For more than twenty years he has been a tireless student of Masonry in all its phases, and as a result brings to the discharge of his varied duties a ripened judgment, which, united with an infinite patience and tactful and courteous disposition, gives him the equipment of an ideal Grand Secretary.

Brother Johnston is so well recognized an authority on the work and lectures of this jurisdiction, that in 1898, during his absence from the city, he was elected to the office of Grand Lecturer of the Grand Lodge, which position, however, he declined. For several years after the death of the erudite and world-renowned Brother William R. Singleton, he was the reviewer of foreign correspondence for the Grand Chapter, a field in which he found ample room for the display of his talent as a writer and a ripe student of Capitular Masonry and in which he won recognition in the Masonic world.

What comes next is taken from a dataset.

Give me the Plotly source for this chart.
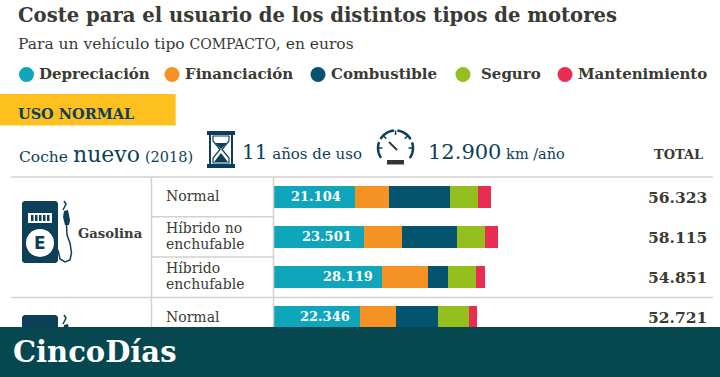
import math
import plotly.graph_objects as go

W, H = 720, 377
rows = ["Gasolina Normal", "Gasolina Híbrido no enchufable", "Gasolina Híbrido enchufable", "Segundo Normal"]
series_names = ["Depreciación", "Financiación", "Combustible", "Seguro", "Mantenimiento"]
colors = ["#0fa5bb", "#f49323", "#04546f", "#94bf1f", "#e92d52"]
depreciacion = [21104, 23501, 28119, 22346]
financiacion = [8830, 9870, 11770, 9270]
combustible = [15840, 14200, 5380, 11070]
seguro = [7270, 7270, 7270, 7970]
mantenimiento = [3279, 3274, 2312, 2065]
totals = [56323, 58115, 54851, 52721]
values = [depreciacion, financiacion, combustible, seguro, mantenimiento]

SERIF = "DejaVu Serif"
DARK = "#3a3a35"
NAVY = "#0e3f58"
LINE = "#d3d1c9"
BANNER = "#07474f"

def fx(x): return x / W
def fy(y): return 1 - y / H
def es(n): return f"{n:,}".replace(",", ".")

fig = go.Figure()
for name, col, vals in zip(series_names, colors, values):
    fig.add_bar(y=rows, x=vals, name=name, orientation="h", marker=dict(color=col, line_width=0),
                showlegend=False, hoverinfo="name+x")

shapes = []
ann = []

def rect(x0, y0, x1, y1, c):
    shapes.append(dict(type="rect", xref="paper", yref="paper", x0=fx(x0), x1=fx(x1), y0=fy(y1), y1=fy(y0),
                       fillcolor=c, line_width=0, layer="above"))
def circle(cx, cy, r, c):
    shapes.append(dict(type="circle", xref="paper", yref="paper", x0=fx(cx-r), x1=fx(cx+r), y0=fy(cy+r), y1=fy(cy-r),
                       fillcolor=c, line_width=0, layer="above"))
def line(x0, y0, x1, y1, c=LINE, w=1.5):
    shapes.append(dict(type="line", xref="paper", yref="paper", x0=fx(x0), x1=fx(x1), y0=fy(y0), y1=fy(y1),
                       line=dict(color=c, width=w), layer="above"))
def path(pts, fill=None, c=NAVY, w=1.5, close=False):
    d = "M " + " L ".join(f"{fx(x):.5f},{fy(y):.5f}" for x, y in pts) + (" Z" if close else "")
    s = dict(type="path", xref="paper", yref="paper", path=d, layer="above")
    if fill:
        s["fillcolor"] = fill
        s["line_width"] = 0
    else:
        s["line"] = dict(color=c, width=w)
    shapes.append(s)
def text(x, y, t, size, color=DARK, anchor="left", font=SERIF):
    ann.append(dict(xref="paper", yref="paper", x=fx(x), y=fy(y), text=t, showarrow=False, xanchor=anchor,
                    yanchor="middle", align=anchor, xshift=0, borderpad=0, borderwidth=0,
                    font=dict(family=font, size=size, color=color)))

# table lines
line(11, 177, 713, 177)
line(11, 297.5, 713, 297.5)
line(151.5, 177, 151.5, 327)
line(273.5, 177, 273.5, 327)
line(151.5, 216.8, 273.5, 216.8)
line(151.5, 257, 273.5, 257)

# yellow band
rect(0, 94, 175.7, 125.5, "#fdc01f")

# legend dots and text
for cx, tx, name, col in zip([26.5, 172, 318, 463, 565], [39, 185, 331, 481, 578], series_names, colors):
    circle(cx, 74.5, 7.5, col)
    text(tx, 74, f"<b>{name}</b>", 15)

# pump icon
def pump(oy):
    w = 36
    pts = [(22 + 2, oy), (22 + w - 2, oy), (22 + w, oy + 2), (22 + w, oy + 60), (22 + w - 2, oy + 62),
           (24, oy + 62), (22, oy + 60), (22, oy + 2)]
    path(pts, fill=NAVY, close=True)
    rect(28, oy + 12, 52, oy + 22, "#ffffff")
    for i in range(5):
        rect(31 + i * 4, oy + 14, 33.5 + i * 4, oy + 20, NAVY)
    circle(40, oy + 42, 14, "#ffffff")
    pts = [(58, oy + 49), (60, oy + 58), (65, oy + 61), (70, oy + 59), (71.5, oy + 52),
           (70, oy + 42), (67, oy + 34), (66.5, oy + 24)]
    path(pts)
    path([(63, oy + 9), (66, oy + 3), (64, oy + 0)])
    path([(64, oy + 10), (68, oy + 9), (70, oy + 19), (69, oy + 24), (65, oy + 24), (63, oy + 16)], fill=NAVY, close=True)
pump(201)
text(39.5, 243, "<b>E</b>", 17, NAVY, "center", "DejaVu Sans")
pump(315)

# hourglass
rect(207, 131, 235, 135, NAVY)
rect(207, 164, 235, 168, NAVY)
rect(209, 133, 211, 166, NAVY)
rect(231, 133, 233, 166, NAVY)
path([(213, 136), (229, 136), (229, 141), (222, 149.5), (229, 158), (229, 163), (213, 163), (213, 158), (220, 149.5), (213, 141)], c=NAVY, w=1.2, close=True)
path([(215, 143), (227, 143), (221, 149)], fill=NAVY, close=True)
path([(221, 153), (228, 162), (214, 162)], fill=NAVY, close=True)

# gauge
def arc(a0, a1):
    return [(395.5 + 17.5 * math.cos(math.radians(a)), 148 - 17.5 * math.sin(math.radians(a))) for a in range(a0, a1 + 1, 6)]
path(arc(-35, 20), w=2.5)
path(arc(30, 85), w=2.5)
path(arc(95, 150), w=2.5)
path(arc(160, 215), w=2.5)
path([(389, 142), (397, 150)], c=DARK, w=2)
for a in (90, 45, 135, 0, 180):
    ca, sa = math.cos(math.radians(a)), math.sin(math.radians(a))
    path([(395.5 + 17.5 * ca, 148 - 17.5 * sa), (395.5 + 13 * ca, 148 - 13 * sa)], w=1.5)
rect(387, 160, 404, 164.5, "#33332f")

# banner on top of bars and icons
rect(0, 327, 720, 377, BANNER)

# titles
text(18, 16, "<b>Coste para el usuario de los distintos tipos de motores</b>", 19.6)
text(18, 44, 'Para un vehículo tipo <span style="font-size:14px">COMPACTO</span>, en euros', 15.5)
text(18, 113, "<b>USO NORMAL</b>", 14.5, NAVY)
text(19, 154, 'Coche <span style="font-size:22px">nuevo</span> <span style="font-size:14.5px">(2018)</span>', 15.5, NAVY)
text(242, 152, '<span style="font-size:20px">11</span> años de uso', 15, NAVY)
text(428, 152, '<span style="font-size:21px">12.900</span> km /año', 14.5, NAVY)
text(703, 154, "<b>TOTAL</b>", 13, DARK, "right")
text(78, 233, "<b>Gasolina</b>", 13.2, DARK)

sub = [(196, "Normal"), (228, "Híbrido no"), (244, "enchufable"), (268, "Híbrido"), (284, "enchufable"), (317, "Normal")]
for y, t in sub:
    text(166, y, t, 14)

for y, v in zip([197, 237, 277, 317], totals):
    text(707, y, f"<b>{es(v)}</b>", 15.5, DARK, "right")

# value labels, anchored on the data
for r, v, shift in zip(rows, depreciacion, [-12, -10, -7, -8]):
    ann.append(dict(xref="x", yref="y", x=v, y=r, text=f"<b>{es(v)}</b>", showarrow=False, xanchor="right",
                    xshift=shift, font=dict(family=SERIF, size=13, color="#ffffff")))

text(13, 352, "<b>CincoDías</b>", 29, "#ffffff")

SCALE = 0.00385
fig.update_layout(
    width=W, height=H, autosize=False, barmode="stack", bargap=0.4375,
    margin=dict(l=0, r=0, t=0, b=0), paper_bgcolor="#ffffff", plot_bgcolor="rgba(0,0,0,0)",
    xaxis=dict(domain=[274 / W, 1], range=[0, 446 / SCALE], visible=False, fixedrange=True),
    yaxis=dict(domain=[fy(336.8), fy(176.8)], autorange="reversed", categoryorder="array", categoryarray=rows,
               visible=False, fixedrange=True),
    shapes=shapes, annotations=ann, showlegend=False,
)
fig.write_html("out.html", config={"displayModeBar": False},
               post_script="document.body.style.margin='0';document.documentElement.style.overflow='hidden';")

Brother Johnston was made a Master Mason in Harmony Lodge, No. 17, F. A. A. M., on September 27, 1888, and was Master of the lodge in 1894. He was exalted in Columbia Chapter, No. 1, R. A. M., February 20, 1889, and was its High Priest in 1893. May 17, 1889, he was knighted in Columbia Commandery, No. 2, K. T., and in 1895 assisted in forming Orient Commandery, No. 5, K T., of which he became Eminent Commander in 1900.

He was appointed Grand Secretary of the Grand Chapter of the District of Columbia May 18, 1896, and elected at the annual grand convocation in that year, and has been re-elected every year since. At his first appearance in a conclave of the Grand Commandery as a member, he was elected Grand Recorder of that body, a position to which he has been annually re-elected. March 16, 1901, he was appointed Grand Secretary of the Grand Lodge, to fill the vacancy caused by the death of the lamented William R. Singleton, elected at the next ensuing annual grand communication, and re-elected annually since. During his occupancy of the office, he has made a card index of the more than 9,000 living Master Masons of this District and all who have ever been members-so copious and full that the complete Masonic history of each is at his fingers' ends at a moment's notice. He has also performed a similar service for Capitular Masonry, his card index of the Companions of the District being equally complete and valuable.

In 1897 he was President of the Convention of Anointed High Priests of this jurisdiction. He is also a member of Washington Council, No. 1. R. and S. M.; of Mithras Lodge of Perfection, A. A. S. R., and of Almas Temple, A. A. O. N. M. S.